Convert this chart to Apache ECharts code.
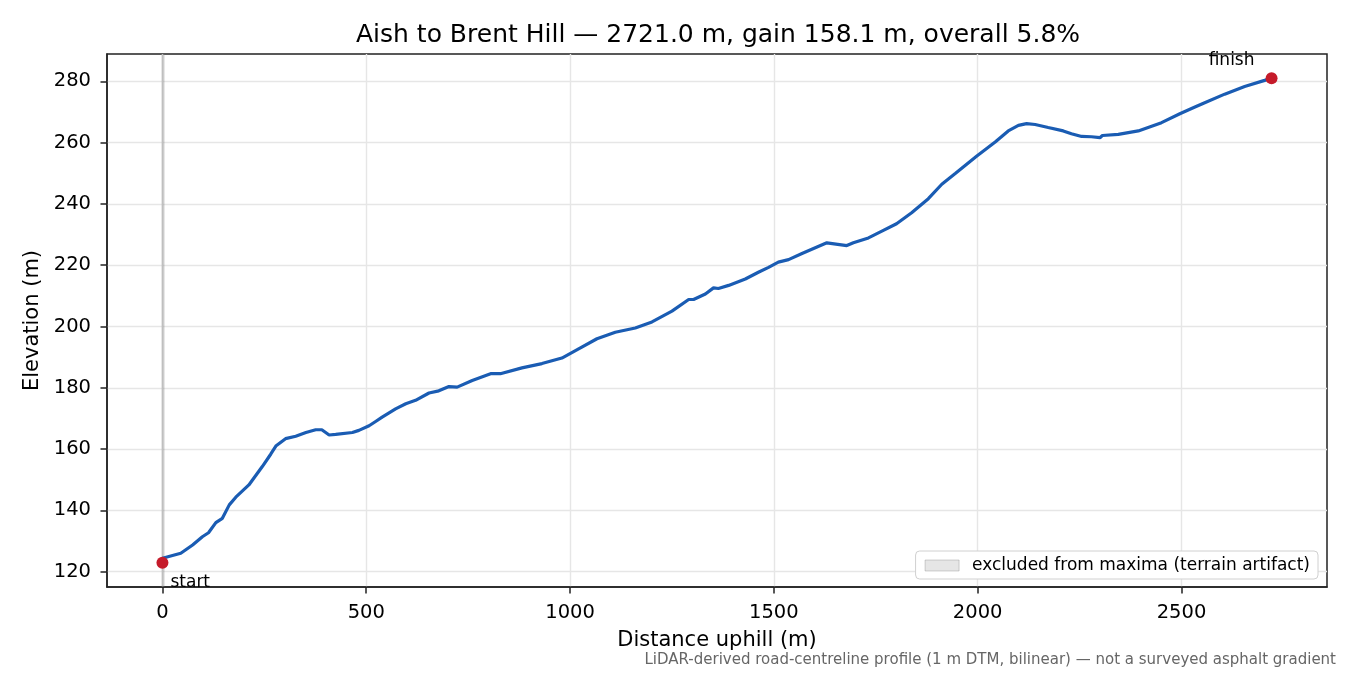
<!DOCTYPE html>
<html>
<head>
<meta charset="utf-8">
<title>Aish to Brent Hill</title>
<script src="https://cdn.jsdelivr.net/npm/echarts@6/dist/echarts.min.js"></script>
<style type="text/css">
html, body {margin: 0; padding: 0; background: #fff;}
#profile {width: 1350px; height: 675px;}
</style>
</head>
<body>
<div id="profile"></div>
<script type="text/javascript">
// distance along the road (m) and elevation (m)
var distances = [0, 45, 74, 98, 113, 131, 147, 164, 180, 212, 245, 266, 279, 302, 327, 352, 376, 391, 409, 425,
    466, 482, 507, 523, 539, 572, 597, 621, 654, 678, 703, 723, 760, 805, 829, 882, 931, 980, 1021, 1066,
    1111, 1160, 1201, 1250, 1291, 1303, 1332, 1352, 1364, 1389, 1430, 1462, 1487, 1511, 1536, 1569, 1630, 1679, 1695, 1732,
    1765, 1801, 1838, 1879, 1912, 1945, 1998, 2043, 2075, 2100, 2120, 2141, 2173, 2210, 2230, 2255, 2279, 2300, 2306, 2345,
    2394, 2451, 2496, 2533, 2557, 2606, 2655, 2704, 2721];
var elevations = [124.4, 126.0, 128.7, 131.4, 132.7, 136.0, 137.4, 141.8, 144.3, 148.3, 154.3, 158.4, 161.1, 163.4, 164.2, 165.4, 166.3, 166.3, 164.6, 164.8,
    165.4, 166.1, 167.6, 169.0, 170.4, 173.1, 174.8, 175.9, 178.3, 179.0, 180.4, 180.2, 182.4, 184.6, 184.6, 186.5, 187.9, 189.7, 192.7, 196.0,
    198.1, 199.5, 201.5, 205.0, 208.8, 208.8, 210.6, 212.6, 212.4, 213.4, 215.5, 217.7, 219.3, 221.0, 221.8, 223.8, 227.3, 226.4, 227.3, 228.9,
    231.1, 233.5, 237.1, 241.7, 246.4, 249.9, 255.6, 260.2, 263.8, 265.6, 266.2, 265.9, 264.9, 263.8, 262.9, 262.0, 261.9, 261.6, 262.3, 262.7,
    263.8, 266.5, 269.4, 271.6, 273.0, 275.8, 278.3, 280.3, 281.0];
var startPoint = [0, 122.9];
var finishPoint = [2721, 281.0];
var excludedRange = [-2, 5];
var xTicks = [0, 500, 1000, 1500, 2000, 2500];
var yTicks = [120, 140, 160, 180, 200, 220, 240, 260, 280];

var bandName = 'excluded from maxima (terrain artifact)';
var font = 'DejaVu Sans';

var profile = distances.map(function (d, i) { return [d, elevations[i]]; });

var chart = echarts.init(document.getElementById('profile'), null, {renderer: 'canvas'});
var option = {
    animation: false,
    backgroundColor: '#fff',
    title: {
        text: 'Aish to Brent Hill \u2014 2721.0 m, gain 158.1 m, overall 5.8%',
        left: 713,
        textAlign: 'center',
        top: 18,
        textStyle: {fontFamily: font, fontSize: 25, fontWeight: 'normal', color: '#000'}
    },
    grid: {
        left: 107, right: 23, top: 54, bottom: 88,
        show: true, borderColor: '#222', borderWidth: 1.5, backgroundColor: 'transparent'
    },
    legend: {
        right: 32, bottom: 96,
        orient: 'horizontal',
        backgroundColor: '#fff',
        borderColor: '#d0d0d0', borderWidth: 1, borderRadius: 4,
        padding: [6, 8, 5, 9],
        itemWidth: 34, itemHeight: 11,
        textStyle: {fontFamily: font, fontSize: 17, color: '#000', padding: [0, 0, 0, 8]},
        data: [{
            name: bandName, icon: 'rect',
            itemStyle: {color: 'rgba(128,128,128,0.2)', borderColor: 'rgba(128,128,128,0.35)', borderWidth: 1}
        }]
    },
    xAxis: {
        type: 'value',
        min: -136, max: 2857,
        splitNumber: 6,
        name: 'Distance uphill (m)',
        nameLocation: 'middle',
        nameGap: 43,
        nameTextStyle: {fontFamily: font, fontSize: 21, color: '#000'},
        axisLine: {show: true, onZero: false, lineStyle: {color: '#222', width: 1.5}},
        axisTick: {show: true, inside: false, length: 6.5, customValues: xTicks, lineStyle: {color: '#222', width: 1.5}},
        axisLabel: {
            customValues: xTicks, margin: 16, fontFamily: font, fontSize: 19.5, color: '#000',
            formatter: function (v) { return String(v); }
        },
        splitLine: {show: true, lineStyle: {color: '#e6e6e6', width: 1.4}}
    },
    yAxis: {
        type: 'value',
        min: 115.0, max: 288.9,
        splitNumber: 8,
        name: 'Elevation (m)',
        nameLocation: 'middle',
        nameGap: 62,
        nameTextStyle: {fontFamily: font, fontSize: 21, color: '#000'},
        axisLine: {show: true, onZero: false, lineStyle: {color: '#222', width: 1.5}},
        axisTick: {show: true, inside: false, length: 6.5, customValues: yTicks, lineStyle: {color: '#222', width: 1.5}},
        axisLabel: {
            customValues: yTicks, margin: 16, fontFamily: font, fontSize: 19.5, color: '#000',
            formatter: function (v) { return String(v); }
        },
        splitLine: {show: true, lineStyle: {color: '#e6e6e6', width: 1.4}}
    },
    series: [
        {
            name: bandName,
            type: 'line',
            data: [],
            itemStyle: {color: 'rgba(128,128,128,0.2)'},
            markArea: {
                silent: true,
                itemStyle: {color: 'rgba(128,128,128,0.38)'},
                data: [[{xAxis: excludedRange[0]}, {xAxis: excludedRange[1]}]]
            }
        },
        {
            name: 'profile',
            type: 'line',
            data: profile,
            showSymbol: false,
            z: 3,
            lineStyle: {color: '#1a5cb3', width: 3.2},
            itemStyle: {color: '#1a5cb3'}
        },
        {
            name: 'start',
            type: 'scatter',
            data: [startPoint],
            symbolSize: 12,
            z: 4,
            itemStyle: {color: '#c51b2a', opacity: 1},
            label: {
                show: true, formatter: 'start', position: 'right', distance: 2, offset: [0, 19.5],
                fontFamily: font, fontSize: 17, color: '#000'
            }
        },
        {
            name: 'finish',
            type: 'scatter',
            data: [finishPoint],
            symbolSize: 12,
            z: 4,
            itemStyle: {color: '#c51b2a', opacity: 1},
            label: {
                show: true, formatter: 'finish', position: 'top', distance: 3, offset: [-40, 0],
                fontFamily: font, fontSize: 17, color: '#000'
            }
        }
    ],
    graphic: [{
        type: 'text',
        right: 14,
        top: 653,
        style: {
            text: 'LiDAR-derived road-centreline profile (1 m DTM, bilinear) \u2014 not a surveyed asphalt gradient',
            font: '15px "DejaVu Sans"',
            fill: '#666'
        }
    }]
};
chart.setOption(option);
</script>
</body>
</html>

> **GIVEN REQUEST**:
Restate the data above word for word. Do not include the images.

> **FINISHED EXERCISE**:
Convert this chart to Apache ECharts code.
<!DOCTYPE html>
<html>
<head>
<meta charset="utf-8">
<title>Aish to Brent Hill</title>
<script src="https://cdn.jsdelivr.net/npm/echarts@6/dist/echarts.min.js"></script>
<style type="text/css">
html, body {margin: 0; padding: 0; background: #fff;}
#profile {width: 1350px; height: 675px;}
</style>
</head>
<body>
<div id="profile"></div>
<script type="text/javascript">
// distance along the road (m) and elevation (m)
var distances = [0, 45, 74, 98, 113, 131, 147, 164, 180, 212, 245, 266, 279, 302, 327, 352, 376, 391, 409, 425,
    466, 482, 507, 523, 539, 572, 597, 621, 654, 678, 703, 723, 760, 805, 829, 882, 931, 980, 1021, 1066,
    1111, 1160, 1201, 1250, 1291, 1303, 1332, 1352, 1364, 1389, 1430, 1462, 1487, 1511, 1536, 1569, 1630, 1679, 1695, 1732,
    1765, 1801, 1838, 1879, 1912, 1945, 1998, 2043, 2075, 2100, 2120, 2141, 2173, 2210, 2230, 2255, 2279, 2300, 2306, 2345,
    2394, 2451, 2496, 2533, 2557, 2606, 2655, 2704, 2721];
var elevations = [124.4, 126.0, 128.7, 131.4, 132.7, 136.0, 137.4, 141.8, 144.3, 148.3, 154.3, 158.4, 161.1, 163.4, 164.2, 165.4, 166.3, 166.3, 164.6, 164.8,
    165.4, 166.1, 167.6, 169.0, 170.4, 173.1, 174.8, 175.9, 178.3, 179.0, 180.4, 180.2, 182.4, 184.6, 184.6, 186.5, 187.9, 189.7, 192.7, 196.0,
    198.1, 199.5, 201.5, 205.0, 208.8, 208.8, 210.6, 212.6, 212.4, 213.4, 215.5, 217.7, 219.3, 221.0, 221.8, 223.8, 227.3, 226.4, 227.3, 228.9,
    231.1, 233.5, 237.1, 241.7, 246.4, 249.9, 255.6, 260.2, 263.8, 265.6, 266.2, 265.9, 264.9, 263.8, 262.9, 262.0, 261.9, 261.6, 262.3, 262.7,
    263.8, 266.5, 269.4, 271.6, 273.0, 275.8, 278.3, 280.3, 281.0];
var startPoint = [0, 122.9];
var finishPoint = [2721, 281.0];
var excludedRange = [-2, 5];
var xTicks = [0, 500, 1000, 1500, 2000, 2500];
var yTicks = [120, 140, 160, 180, 200, 220, 240, 260, 280];

var bandName = 'excluded from maxima (terrain artifact)';
var font = 'DejaVu Sans';

var profile = distances.map(function (d, i) { return [d, elevations[i]]; });

var chart = echarts.init(document.getElementById('profile'), null, {renderer: 'canvas'});
var option = {
    animation: false,
    backgroundColor: '#fff',
    title: {
        text: 'Aish to Brent Hill \u2014 2721.0 m, gain 158.1 m, overall 5.8%',
        left: 713,
        textAlign: 'center',
        top: 18,
        textStyle: {fontFamily: font, fontSize: 25, fontWeight: 'normal', color: '#000'}
    },
    grid: {
        left: 107, right: 23, top: 54, bottom: 88,
        show: true, borderColor: '#222', borderWidth: 1.5, backgroundColor: 'transparent'
    },
    legend: {
        right: 32, bottom: 96,
        orient: 'horizontal',
        backgroundColor: '#fff',
        borderColor: '#d0d0d0', borderWidth: 1, borderRadius: 4,
        padding: [6, 8, 5, 9],
        itemWidth: 34, itemHeight: 11,
        textStyle: {fontFamily: font, fontSize: 17, color: '#000', padding: [0, 0, 0, 8]},
        data: [{
            name: bandName, icon: 'rect',
            itemStyle: {color: 'rgba(128,128,128,0.2)', borderColor: 'rgba(128,128,128,0.35)', borderWidth: 1}
        }]
    },
    xAxis: {
        type: 'value',
        min: -136, max: 2857,
        splitNumber: 6,
        name: 'Distance uphill (m)',
        nameLocation: 'middle',
        nameGap: 43,
        nameTextStyle: {fontFamily: font, fontSize: 21, color: '#000'},
        axisLine: {show: true, onZero: false, lineStyle: {color: '#222', width: 1.5}},
        axisTick: {show: true, inside: false, length: 6.5, customValues: xTicks, lineStyle: {color: '#222', width: 1.5}},
        axisLabel: {
            customValues: xTicks, margin: 16, fontFamily: font, fontSize: 19.5, color: '#000',
            formatter: function (v) { return String(v); }
        },
        splitLine: {show: true, lineStyle: {color: '#e6e6e6', width: 1.4}}
    },
    yAxis: {
        type: 'value',
        min: 115.0, max: 288.9,
        splitNumber: 8,
        name: 'Elevation (m)',
        nameLocation: 'middle',
        nameGap: 62,
        nameTextStyle: {fontFamily: font, fontSize: 21, color: '#000'},
        axisLine: {show: true, onZero: false, lineStyle: {color: '#222', width: 1.5}},
        axisTick: {show: true, inside: false, length: 6.5, customValues: yTicks, lineStyle: {color: '#222', width: 1.5}},
        axisLabel: {
            customValues: yTicks, margin: 16, fontFamily: font, fontSize: 19.5, color: '#000',
            formatter: function (v) { return String(v); }
        },
        splitLine: {show: true, lineStyle: {color: '#e6e6e6', width: 1.4}}
    },
    series: [
        {
            name: bandName,
            type: 'line',
            data: [],
            itemStyle: {color: 'rgba(128,128,128,0.2)'},
            markArea: {
                silent: true,
                itemStyle: {color: 'rgba(128,128,128,0.38)'},
                data: [[{xAxis: excludedRange[0]}, {xAxis: excludedRange[1]}]]
            }
        },
        {
            name: 'profile',
            type: 'line',
            data: profile,
            showSymbol: false,
            z: 3,
            lineStyle: {color: '#1a5cb3', width: 3.2},
            itemStyle: {color: '#1a5cb3'}
        },
        {
            name: 'start',
            type: 'scatter',
            data: [startPoint],
            symbolSize: 12,
            z: 4,
            itemStyle: {color: '#c51b2a', opacity: 1},
            label: {
                show: true, formatter: 'start', position: 'right', distance: 2, offset: [0, 19.5],
                fontFamily: font, fontSize: 17, color: '#000'
            }
        },
        {
            name: 'finish',
            type: 'scatter',
            data: [finishPoint],
            symbolSize: 12,
            z: 4,
            itemStyle: {color: '#c51b2a', opacity: 1},
            label: {
                show: true, formatter: 'finish', position: 'top', distance: 3, offset: [-40, 0],
                fontFamily: font, fontSize: 17, color: '#000'
            }
        }
    ],
    graphic: [{
        type: 'text',
        right: 14,
        top: 653,
        style: {
            text: 'LiDAR-derived road-centreline profile (1 m DTM, bilinear) \u2014 not a surveyed asphalt gradient',
            font: '15px "DejaVu Sans"',
            fill: '#666'
        }
    }]
};
chart.setOption(option);
</script>
</body>
</html>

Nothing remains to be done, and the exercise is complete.